→ INSTRUCTIONS FOR THE TASK: Gather, from the listing beneath this task, every line holding the string "React".

→ DATA:
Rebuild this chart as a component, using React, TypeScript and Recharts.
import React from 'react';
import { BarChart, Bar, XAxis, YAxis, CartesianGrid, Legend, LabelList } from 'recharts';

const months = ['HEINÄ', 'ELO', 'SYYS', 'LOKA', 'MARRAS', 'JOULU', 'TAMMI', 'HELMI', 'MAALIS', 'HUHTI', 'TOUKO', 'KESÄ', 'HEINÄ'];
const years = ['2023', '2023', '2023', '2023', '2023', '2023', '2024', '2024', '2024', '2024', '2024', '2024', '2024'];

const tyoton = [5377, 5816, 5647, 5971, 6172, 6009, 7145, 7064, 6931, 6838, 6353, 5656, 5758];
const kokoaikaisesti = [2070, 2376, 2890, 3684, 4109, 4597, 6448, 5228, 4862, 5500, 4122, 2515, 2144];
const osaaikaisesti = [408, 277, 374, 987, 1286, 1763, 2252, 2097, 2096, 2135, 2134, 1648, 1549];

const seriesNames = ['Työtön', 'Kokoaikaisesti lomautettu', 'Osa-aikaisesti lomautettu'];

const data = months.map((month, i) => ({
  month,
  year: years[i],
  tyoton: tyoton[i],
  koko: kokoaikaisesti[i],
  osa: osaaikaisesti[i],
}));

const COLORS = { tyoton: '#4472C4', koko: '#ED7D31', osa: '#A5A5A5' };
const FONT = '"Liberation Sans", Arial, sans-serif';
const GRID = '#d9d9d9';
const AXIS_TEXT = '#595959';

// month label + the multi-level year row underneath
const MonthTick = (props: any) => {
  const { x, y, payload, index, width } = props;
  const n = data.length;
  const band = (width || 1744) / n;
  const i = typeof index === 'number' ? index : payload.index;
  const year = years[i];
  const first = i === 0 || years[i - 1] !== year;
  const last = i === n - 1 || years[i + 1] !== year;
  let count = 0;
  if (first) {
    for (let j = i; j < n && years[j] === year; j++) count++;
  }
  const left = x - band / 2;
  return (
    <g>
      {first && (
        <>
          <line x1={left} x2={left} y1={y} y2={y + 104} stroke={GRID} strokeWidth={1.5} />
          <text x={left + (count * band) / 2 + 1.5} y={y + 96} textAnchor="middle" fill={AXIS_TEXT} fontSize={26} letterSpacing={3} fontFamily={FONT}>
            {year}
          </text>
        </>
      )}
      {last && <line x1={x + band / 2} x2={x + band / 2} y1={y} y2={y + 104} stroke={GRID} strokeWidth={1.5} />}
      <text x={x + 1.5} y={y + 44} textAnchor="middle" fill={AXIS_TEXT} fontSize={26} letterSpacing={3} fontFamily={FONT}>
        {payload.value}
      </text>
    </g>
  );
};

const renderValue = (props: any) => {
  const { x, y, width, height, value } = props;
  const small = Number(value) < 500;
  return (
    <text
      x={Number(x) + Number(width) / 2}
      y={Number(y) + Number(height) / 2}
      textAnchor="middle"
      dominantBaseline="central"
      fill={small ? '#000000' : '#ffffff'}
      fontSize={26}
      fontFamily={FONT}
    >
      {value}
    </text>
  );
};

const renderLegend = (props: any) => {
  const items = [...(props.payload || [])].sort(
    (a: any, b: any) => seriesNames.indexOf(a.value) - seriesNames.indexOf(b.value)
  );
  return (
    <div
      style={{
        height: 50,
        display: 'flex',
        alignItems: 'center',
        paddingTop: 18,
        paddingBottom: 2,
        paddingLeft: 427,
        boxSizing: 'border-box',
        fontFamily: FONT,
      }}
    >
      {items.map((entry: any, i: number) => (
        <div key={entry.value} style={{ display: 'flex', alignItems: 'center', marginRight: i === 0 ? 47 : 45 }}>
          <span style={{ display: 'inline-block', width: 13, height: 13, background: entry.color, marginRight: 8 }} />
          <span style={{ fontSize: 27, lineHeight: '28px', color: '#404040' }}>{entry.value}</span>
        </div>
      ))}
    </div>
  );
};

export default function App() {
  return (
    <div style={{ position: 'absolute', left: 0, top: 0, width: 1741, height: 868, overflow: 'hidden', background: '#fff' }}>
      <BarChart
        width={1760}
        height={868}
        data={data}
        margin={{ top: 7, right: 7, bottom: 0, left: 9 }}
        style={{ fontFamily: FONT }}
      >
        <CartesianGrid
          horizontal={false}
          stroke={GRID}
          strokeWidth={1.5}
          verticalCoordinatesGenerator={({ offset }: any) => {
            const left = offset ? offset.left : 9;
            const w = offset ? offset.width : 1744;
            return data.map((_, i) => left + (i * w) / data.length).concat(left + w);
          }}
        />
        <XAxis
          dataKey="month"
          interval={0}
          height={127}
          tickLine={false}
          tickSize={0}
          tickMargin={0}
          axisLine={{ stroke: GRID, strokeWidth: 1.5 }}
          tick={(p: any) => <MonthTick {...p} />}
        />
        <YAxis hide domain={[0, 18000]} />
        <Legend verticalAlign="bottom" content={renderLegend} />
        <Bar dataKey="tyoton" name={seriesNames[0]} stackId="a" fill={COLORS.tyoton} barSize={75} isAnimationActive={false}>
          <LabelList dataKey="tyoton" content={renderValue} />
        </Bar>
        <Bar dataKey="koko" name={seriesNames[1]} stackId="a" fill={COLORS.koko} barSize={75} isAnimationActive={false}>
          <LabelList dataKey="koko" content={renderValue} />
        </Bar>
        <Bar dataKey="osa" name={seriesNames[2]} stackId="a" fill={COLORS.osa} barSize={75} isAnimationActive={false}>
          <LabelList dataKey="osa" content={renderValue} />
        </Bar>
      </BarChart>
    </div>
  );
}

→ WRITTEN ANSWER:
Rebuild this chart as a component, using React, TypeScript and Recharts.
import React from 'react';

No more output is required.